SHORT EXERCISE ▸
Leave out the pictures, and return only the lines running from the one that contains "Recreate this image" to the one that contains "import * as", both included, exactly as they appear.

################

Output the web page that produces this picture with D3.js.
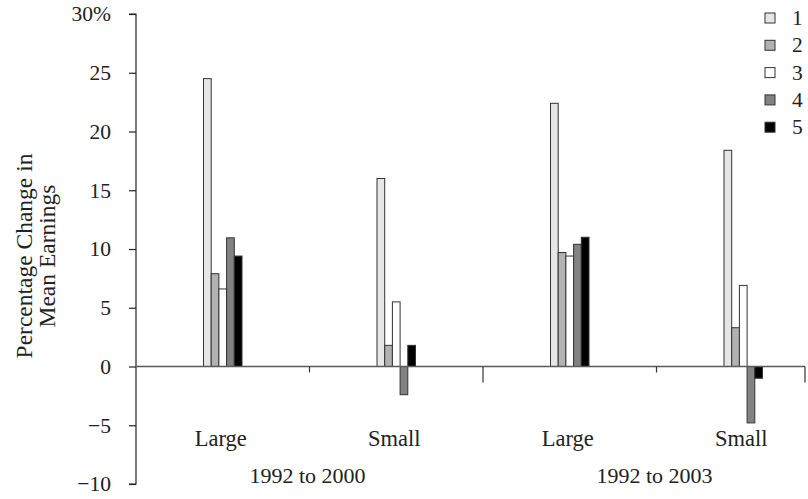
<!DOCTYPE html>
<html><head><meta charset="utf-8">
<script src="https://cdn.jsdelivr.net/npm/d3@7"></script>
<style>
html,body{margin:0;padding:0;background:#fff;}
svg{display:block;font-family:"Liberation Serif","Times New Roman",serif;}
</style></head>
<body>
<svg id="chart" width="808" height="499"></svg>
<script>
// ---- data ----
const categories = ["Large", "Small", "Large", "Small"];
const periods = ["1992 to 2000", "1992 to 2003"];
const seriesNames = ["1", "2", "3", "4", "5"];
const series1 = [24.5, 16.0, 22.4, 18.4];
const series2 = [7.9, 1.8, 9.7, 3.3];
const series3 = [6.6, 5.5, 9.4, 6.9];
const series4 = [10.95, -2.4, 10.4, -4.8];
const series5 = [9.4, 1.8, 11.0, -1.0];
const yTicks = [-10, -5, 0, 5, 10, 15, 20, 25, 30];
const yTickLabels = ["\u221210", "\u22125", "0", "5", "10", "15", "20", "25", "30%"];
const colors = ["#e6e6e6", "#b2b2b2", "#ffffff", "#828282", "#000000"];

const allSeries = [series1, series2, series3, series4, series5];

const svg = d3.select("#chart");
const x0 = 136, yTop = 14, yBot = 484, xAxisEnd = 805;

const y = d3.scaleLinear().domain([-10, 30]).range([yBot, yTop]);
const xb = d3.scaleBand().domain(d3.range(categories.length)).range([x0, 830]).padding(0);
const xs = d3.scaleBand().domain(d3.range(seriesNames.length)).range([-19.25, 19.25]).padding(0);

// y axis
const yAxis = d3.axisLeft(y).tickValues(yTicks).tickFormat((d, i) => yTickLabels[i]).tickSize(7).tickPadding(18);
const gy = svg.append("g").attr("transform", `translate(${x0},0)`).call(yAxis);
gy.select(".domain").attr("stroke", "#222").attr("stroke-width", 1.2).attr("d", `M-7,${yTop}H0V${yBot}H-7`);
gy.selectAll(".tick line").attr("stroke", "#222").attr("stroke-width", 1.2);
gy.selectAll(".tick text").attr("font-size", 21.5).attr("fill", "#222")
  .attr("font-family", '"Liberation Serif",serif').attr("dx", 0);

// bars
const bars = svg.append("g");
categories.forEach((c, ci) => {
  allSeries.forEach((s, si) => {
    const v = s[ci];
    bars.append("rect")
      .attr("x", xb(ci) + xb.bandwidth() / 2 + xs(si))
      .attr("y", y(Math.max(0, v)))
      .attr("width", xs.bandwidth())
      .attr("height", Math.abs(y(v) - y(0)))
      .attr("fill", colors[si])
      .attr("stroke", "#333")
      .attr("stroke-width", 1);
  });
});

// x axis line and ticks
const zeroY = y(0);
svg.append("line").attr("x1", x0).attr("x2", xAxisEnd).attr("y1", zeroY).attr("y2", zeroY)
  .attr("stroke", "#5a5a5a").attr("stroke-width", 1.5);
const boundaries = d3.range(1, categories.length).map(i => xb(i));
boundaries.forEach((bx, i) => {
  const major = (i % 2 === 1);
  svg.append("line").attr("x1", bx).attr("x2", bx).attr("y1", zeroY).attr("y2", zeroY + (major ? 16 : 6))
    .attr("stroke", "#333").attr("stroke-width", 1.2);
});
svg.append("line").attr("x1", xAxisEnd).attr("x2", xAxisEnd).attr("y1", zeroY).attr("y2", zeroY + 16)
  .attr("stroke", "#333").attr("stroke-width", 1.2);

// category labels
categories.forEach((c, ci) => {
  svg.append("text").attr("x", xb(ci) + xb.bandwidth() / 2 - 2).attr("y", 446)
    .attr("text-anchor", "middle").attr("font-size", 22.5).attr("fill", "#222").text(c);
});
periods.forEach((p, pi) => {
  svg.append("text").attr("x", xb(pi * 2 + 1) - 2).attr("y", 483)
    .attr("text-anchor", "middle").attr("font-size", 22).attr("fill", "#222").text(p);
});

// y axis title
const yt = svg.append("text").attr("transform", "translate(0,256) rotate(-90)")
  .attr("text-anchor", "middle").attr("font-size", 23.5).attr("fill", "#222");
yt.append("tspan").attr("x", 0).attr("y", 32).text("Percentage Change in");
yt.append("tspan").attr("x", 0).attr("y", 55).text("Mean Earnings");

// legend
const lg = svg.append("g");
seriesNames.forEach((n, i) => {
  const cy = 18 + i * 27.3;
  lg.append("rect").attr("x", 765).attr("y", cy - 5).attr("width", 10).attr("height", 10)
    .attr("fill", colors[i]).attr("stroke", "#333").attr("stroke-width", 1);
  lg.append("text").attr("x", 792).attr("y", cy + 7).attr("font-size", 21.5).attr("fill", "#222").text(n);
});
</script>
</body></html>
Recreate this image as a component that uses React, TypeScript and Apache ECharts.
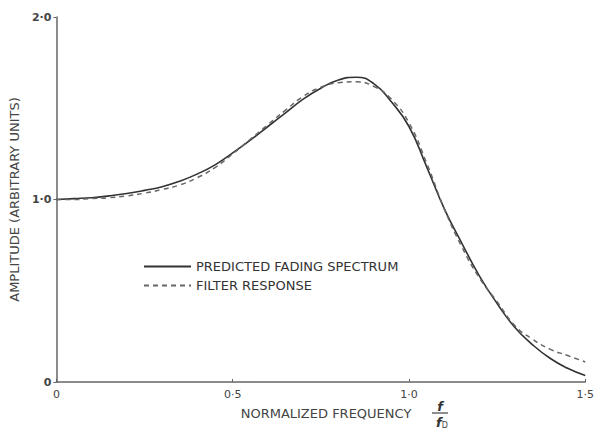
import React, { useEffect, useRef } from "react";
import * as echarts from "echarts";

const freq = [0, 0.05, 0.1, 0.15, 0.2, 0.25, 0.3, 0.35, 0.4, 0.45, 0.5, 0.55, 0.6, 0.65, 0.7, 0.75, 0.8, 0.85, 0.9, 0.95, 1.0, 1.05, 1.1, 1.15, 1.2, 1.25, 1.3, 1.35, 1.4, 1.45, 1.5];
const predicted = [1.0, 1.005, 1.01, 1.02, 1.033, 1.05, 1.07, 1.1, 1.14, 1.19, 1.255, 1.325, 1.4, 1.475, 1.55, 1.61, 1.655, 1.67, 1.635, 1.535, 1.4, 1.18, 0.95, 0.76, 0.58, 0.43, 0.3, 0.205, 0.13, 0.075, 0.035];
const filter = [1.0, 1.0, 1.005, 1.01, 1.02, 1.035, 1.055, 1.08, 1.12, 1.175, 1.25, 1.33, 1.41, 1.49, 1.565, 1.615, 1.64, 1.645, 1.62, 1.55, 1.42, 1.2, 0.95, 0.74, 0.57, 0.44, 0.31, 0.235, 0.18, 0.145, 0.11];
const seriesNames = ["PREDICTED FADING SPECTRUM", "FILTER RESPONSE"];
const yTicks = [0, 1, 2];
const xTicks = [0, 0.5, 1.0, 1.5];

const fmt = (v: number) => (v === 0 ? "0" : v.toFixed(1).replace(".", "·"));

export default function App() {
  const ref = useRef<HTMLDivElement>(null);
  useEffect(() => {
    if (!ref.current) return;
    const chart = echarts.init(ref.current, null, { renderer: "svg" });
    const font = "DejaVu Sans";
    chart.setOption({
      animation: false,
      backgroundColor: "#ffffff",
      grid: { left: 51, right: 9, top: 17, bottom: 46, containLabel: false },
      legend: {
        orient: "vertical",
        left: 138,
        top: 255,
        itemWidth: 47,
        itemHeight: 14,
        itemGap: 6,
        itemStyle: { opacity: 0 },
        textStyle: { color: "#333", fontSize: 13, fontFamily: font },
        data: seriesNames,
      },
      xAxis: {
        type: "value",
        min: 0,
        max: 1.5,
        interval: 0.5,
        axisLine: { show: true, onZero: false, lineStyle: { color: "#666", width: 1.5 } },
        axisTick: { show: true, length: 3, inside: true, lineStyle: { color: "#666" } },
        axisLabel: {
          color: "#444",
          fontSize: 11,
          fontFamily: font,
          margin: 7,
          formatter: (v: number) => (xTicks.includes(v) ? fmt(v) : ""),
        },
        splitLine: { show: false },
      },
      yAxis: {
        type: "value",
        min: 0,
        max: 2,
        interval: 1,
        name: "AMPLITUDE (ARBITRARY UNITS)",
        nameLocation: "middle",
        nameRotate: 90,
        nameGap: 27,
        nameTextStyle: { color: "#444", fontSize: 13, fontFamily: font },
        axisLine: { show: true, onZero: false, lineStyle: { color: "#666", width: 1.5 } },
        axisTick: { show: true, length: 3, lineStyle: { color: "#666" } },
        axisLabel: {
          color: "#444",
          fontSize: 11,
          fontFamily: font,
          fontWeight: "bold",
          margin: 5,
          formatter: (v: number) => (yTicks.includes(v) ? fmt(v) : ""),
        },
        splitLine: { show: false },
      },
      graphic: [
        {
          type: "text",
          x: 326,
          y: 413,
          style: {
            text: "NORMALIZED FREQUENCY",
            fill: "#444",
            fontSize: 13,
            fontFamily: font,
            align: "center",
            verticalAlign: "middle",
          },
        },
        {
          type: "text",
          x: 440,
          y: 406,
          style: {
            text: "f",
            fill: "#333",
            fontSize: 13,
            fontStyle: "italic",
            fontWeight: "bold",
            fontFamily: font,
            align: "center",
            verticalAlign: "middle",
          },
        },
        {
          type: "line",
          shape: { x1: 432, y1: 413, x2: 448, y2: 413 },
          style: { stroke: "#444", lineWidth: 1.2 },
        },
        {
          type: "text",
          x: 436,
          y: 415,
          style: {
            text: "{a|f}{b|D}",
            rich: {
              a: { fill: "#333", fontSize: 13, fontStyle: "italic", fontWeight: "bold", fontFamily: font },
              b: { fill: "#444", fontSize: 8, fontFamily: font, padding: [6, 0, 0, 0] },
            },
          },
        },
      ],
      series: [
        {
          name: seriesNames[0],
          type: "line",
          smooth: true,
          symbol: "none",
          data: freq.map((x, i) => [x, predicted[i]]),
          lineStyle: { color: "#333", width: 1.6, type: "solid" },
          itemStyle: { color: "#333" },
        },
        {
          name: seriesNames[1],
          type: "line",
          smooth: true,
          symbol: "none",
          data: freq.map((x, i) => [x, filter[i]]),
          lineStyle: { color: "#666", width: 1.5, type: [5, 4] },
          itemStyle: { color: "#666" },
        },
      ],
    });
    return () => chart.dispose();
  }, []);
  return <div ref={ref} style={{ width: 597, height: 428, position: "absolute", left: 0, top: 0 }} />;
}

################

RESULT FOR THIS EXERCISE ▸
Recreate this image as a component that uses React, TypeScript and Apache ECharts.
import React, { useEffect, useRef } from "react";
import * as echarts from "echarts";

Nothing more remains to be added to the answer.